Posted by: Cindy at May 20, 2010 9:31 PM

Hearing aids and a lot of vision correction gizmos will go away as we build or grow embeddable replacements.

Posted by: BierceAmbrose at May 20, 2010 9:40 PM

I remember that my brother and I were the remote when the channel needed changing. And the cable box had a dial that went all the way to 13!!!

As for the future I hope they invent something that prevents people with an IQ under 100 from breeding. But then who will be left in California?

Posted by: the EPA at May 20, 2010 10:01 PM

I agree somewhat with the Wanderer: the resources required to make all these spectacular little gadgets are not limitless, so unless we make the philosophical choice to live with less and/or find ways to live in harmony with our surroundings, things can only get shittier for all but the upper 1%.

My prediction:
Tech
“Organic tech”- a fusing of technology and natural, renewable materials, shift away from plastic
Energy derived from chemical/biological (hydrogen, chemical reactions, algae, etc) and the environmental sources we know about (solar, wind etc)
Vast improvements in energy efficiency to compensate for the loss in
Decreased reliance on physical infrastructure.
The next most valuable resource will be the landfill rubbish dumps of the 20th century

Social,
A return to the notion of shared resources and communal living-
The social balance will shift back to socializing with the people around you as a matter of necessity as well as desire. Think about it: right now, is there any fundamental, vitally important reason for you to interact with people around you? Work maybe? As someone who can go for an entire working day job with all but minimal contact with anyone, I can imagine it would be easy to comfortably live as a hermit in the middle of even the busiest city if you wanted to. Reintroduce the need to share resources and all that starts to change.

Basically, a society that is driven by necessity to make the most out of the least, built on a sustainable platform, that has learned the difference between what it wants and what it needs.

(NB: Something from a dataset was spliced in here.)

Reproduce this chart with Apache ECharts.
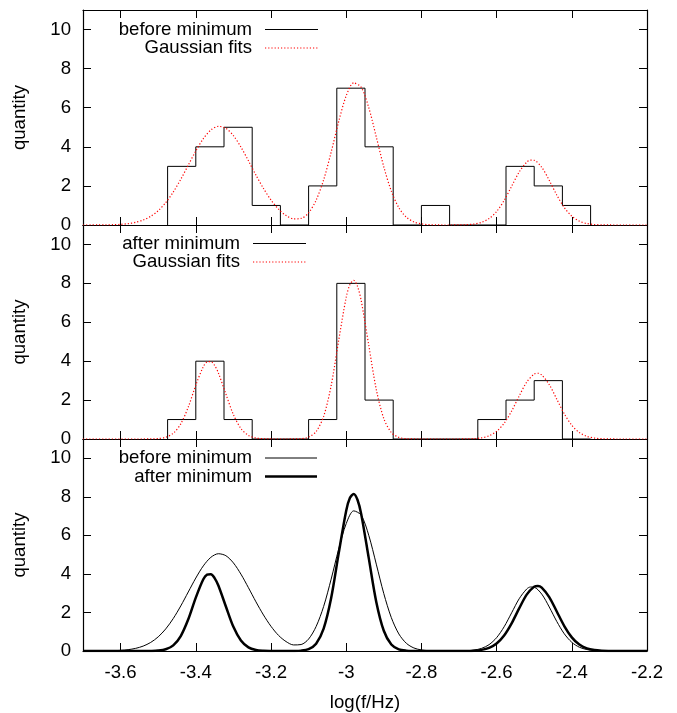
<!DOCTYPE html>
<html><head><meta charset="utf-8">
<script src="https://cdn.jsdelivr.net/npm/echarts@6/dist/echarts.min.js"></script>
<style>html,body{margin:0;padding:0;background:#fff}#c{width:677px;height:713px}</style>
</head><body><div id="c"></div>
<script>
// histogram bin edges (log f/Hz) and counts
const binEdges = [-3.475, -3.4, -3.325, -3.25, -3.175, -3.1, -3.025, -2.95, -2.875, -2.8, -2.725, -2.65, -2.575, -2.5, -2.425, -2.35];
const countsBefore = [3, 4, 5, 1, 0, 2, 7, 4, 0, 1, 0, 0, 3, 2, 1];
const countsAfter  = [1, 4, 1, 0, 0, 1, 8, 2, 0, 0, 0, 1, 2, 3, 0];

// Gaussian fit curves: [log(f/Hz), quantity]
const fitBefore = [[-3.70,0],[-3.66,0.003],[-3.64,0.006],[-3.62,0.015],[-3.60,0.033],[-3.58,0.069],[-3.56,0.137],[-3.54,0.254],[-3.52,0.444],[-3.50,0.734],[-3.48,1.145],[-3.46,1.684],[-3.44,2.338],[-3.42,3.063],[-3.40,3.786],[-3.38,4.416],[-3.36,4.860],[-3.34,5.047],[-3.32,4.945],[-3.30,4.572],[-3.28,3.989],[-3.26,3.284],[-3.24,2.551],[-3.22,1.870],[-3.20,1.280],[-3.18,0.810],[-3.16,0.490],[-3.14,0.315],[-3.12,0.335],[-3.10,0.620],[-3.08,1.270],[-3.06,2.310],[-3.04,3.730],[-3.02,5.289],[-3.00,6.608],[-2.98,7.271],[-2.96,7.043],[-2.94,6.005],[-2.92,4.507],[-2.90,2.977],[-2.88,1.732],[-2.86,0.886],[-2.84,0.399],[-2.82,0.158],[-2.80,0.055],[-2.78,0.017],[-2.76,0.005],[-2.74,0.001],[-2.72,0.001],[-2.70,0.004],[-2.68,0.015],[-2.66,0.049],[-2.64,0.136],[-2.62,0.329],[-2.60,0.691],[-2.58,1.256],[-2.56,1.982],[-2.54,2.711],[-2.52,3.216],[-2.51,3.320],[-2.50,3.309],[-2.48,2.953],[-2.46,2.285],[-2.44,1.534],[-2.42,0.893],[-2.40,0.451],[-2.38,0.197],[-2.36,0.075],[-2.34,0.025],[-2.32,0.007],[-2.30,0.002],[-2.26,0],[-2.20,0]];
const fitAfter = [[-3.70,0],[-3.58,0],[-3.56,0],[-3.54,0.001],[-3.52,0.004],[-3.50,0.021],[-3.48,0.088],[-3.46,0.293],[-3.44,0.778],[-3.42,1.644],[-3.40,2.770],[-3.38,3.720],[-3.37,3.959],[-3.36,3.982],[-3.35,3.784],[-3.34,3.397],[-3.32,2.311],[-3.30,1.253],[-3.28,0.541],[-3.26,0.186],[-3.24,0.051],[-3.22,0.011],[-3.20,0.002],[-3.18,0],[-3.16,0.001],[-3.14,0.003],[-3.12,0.019],[-3.10,0.098],[-3.08,0.381],[-3.06,1.159],[-3.04,2.746],[-3.02,5.067],[-3.00,7.281],[-2.99,7.946],[-2.98,8.150],[-2.97,7.848],[-2.96,7.101],[-2.94,4.820],[-2.92,2.548],[-2.90,1.049],[-2.88,0.336],[-2.86,0.084],[-2.84,0.016],[-2.82,0.002],[-2.80,0],[-2.72,0],[-2.70,0.001],[-2.68,0.005],[-2.66,0.018],[-2.64,0.059],[-2.62,0.163],[-2.60,0.391],[-2.58,0.807],[-2.56,1.437],[-2.54,2.208],[-2.52,2.924],[-2.50,3.340],[-2.49,3.379],[-2.48,3.291],[-2.46,2.797],[-2.44,2.050],[-2.42,1.296],[-2.40,0.707],[-2.38,0.332],[-2.36,0.135],[-2.34,0.047],[-2.32,0.014],[-2.30,0.004],[-2.28,0.001],[-2.26,0],[-2.20,0]];

function outline(counts) {
  const pts = [[binEdges[0], 0]];
  counts.forEach((c, i) => { pts.push([binEdges[i], c]); pts.push([binEdges[i + 1], c]); });
  pts.push([binEdges[binEdges.length - 1], 0]);
  return pts;
}

const FONT = 'Liberation Sans, Arial, sans-serif';
const FS = 18.6;
const AXW = 1.2;
const grids = [
  {left: 83, right: 30, top: 10, height: 215},
  {left: 83, right: 30, top: 225, height: 214},
  {left: 83, right: 30, top: 439, height: 214}
];
const xAxes = [], yAxes = [];
grids.forEach((g, i) => {
  ['bottom', 'top'].forEach(pos => {
    xAxes.push({
      gridIndex: i, type: 'value', position: pos, min: -3.7, max: -2.2,
      minInterval: 0.2, maxInterval: 0.2, splitNumber: 7,
      axisLine: {show: true, onZero: false, lineStyle: {color: '#000', width: AXW}},
      axisTick: {show: true, inside: true, length: 8, lineStyle: {color: '#000', width: 1}},
      axisLabel: {show: (i === 2 && pos === 'bottom'), showMinLabel: false, margin: 12, fontSize: FS, fontFamily: FONT, color: '#000'},
      splitLine: {show: false},
      name: (i === 2 && pos === 'bottom') ? 'log(f/Hz)' : '',
      nameLocation: 'middle', nameGap: 42,
      nameTextStyle: {fontSize: FS, fontFamily: FONT, color: '#000'}
    });
  });
  ['left', 'right'].forEach(pos => {
    yAxes.push({
      gridIndex: i, type: 'value', position: pos, min: 0, max: 11, interval: 2,
      axisLine: {show: true, onZero: false, lineStyle: {color: '#000', width: AXW}},
      axisTick: {show: true, inside: true, length: 8, lineStyle: {color: '#000', width: 1}},
      axisLabel: {show: pos === 'left', showMaxLabel: false, margin: 12, fontSize: FS, fontFamily: FONT, color: '#000'},
      splitLine: {show: false},
      name: pos === 'left' ? 'quantity' : '',
      nameLocation: 'middle', nameGap: 54,
      nameTextStyle: {fontSize: FS, fontFamily: FONT, color: '#000'}
    });
  });
});

const redDot = {color: '#ff0000', width: 1.2, type: [1.2, 2]};
const series = [
  {name: 'before minimum', type: 'line', xAxisIndex: 0, yAxisIndex: 0, data: outline(countsBefore), symbol: 'none', lineStyle: {color: '#000', width: 1}, z: 3},
  {name: 'Gaussian fits', type: 'line', xAxisIndex: 0, yAxisIndex: 0, data: fitBefore, symbol: 'none', smooth: 0.3, lineStyle: redDot, z: 4},
  {name: 'after minimum', type: 'line', xAxisIndex: 2, yAxisIndex: 2, data: outline(countsAfter), symbol: 'none', lineStyle: {color: '#000', width: 1}, z: 3},
  {name: 'Gaussian fits', type: 'line', xAxisIndex: 2, yAxisIndex: 2, data: fitAfter, symbol: 'none', smooth: 0.3, lineStyle: redDot, z: 4},
  {name: 'before minimum', type: 'line', xAxisIndex: 4, yAxisIndex: 4, data: fitBefore, symbol: 'none', smooth: 0.3, lineStyle: {color: '#000', width: 1}, z: 3},
  {name: 'after minimum', type: 'line', xAxisIndex: 4, yAxisIndex: 4, data: fitAfter, symbol: 'none', smooth: 0.3, lineStyle: {color: '#000', width: 2.5}, z: 4}
];

function legendText(t, x, y) {
  return {type: 'text', x: x, y: y, z: 10, style: {text: t, fontSize: FS, fontFamily: FONT, fill: '#000', align: 'right', verticalAlign: 'middle'}};
}
function legendLine(x1, x2, y, st) {
  return {type: 'line', z: 10, shape: {x1: x1, y1: y, x2: x2, y2: y}, style: st};
}
const solid = {stroke: '#000', lineWidth: 1};
const thick = {stroke: '#000', lineWidth: 2.5};
const dotted = {stroke: '#ff0000', lineWidth: 1.2, lineDash: [1.2, 2]};
const graphic = [
  legendText('before minimum', 252, 29.5), legendLine(265, 318, 29.5, solid),
  legendText('Gaussian fits', 252, 48), legendLine(265, 318, 48, dotted),
  legendText('after minimum', 240, 243.5), legendLine(253, 306, 243.5, solid),
  legendText('Gaussian fits', 240, 262), legendLine(253, 306, 262, dotted),
  legendText('before minimum', 252, 458), legendLine(265, 317, 458, solid),
  legendText('after minimum', 252, 476.5), legendLine(265, 317, 476.5, thick)
];

const chart = echarts.init(document.getElementById('c'), null, {renderer: 'canvas'});
chart.setOption({
  animation: false,
  backgroundColor: '#fff',
  grid: grids,
  xAxis: xAxes,
  yAxis: yAxes,
  series: series,
  graphic: graphic
});
</script></body></html>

Ok, that last bit was more wishing than believing. It may not be a sexy vision of the future (and it is far from fully thought through), but at least one that doesn’t predict that great sci fi trope, the doomsday crash. Not to say it isn’t likely, but lets try a little optimism eh?

Posted by: Squirrelgripper at May 20, 2010 11:21 PM

I used the phrase "like fingernails on a chalkboard" the other day, and then realized that most people under 25 (30?) have no idea what I mean.

This past week I used a video camera with an actual tape cassette in it AND a disposable camera. That I took to a drug store. To have prints made.

I'm soooo old ...

Posted by: , at May 21, 2010 12:16 AM

I can't wait for the flying cars. The drunk-flying crashes will be AWEsome! Imagine waking up and finding five bodies on your roof.

Posted by: , at May 21, 2010 9:26 AM

I wouldn't be surprised if SUV's and other gas-guzzling vehicles become extremely rare in the next fifty years or so.

But the beeper is coming back. In the wise words of Dennis Duffy, "Technology's cyclical."

Posted by: Lucas at May 21, 2010 4:16 PM

The idea that we can predict the future--and that events will unfold on a linear, logical plane--is the conceptual equivalent of 8-track tapes. This morning I woke up, fired up my computer, and in an instant I was reading about a broken pipe gushing toxic shit into the food chain. High-tech meets The Creature From The Black Lagoon. We can't handle much of what we've already invented.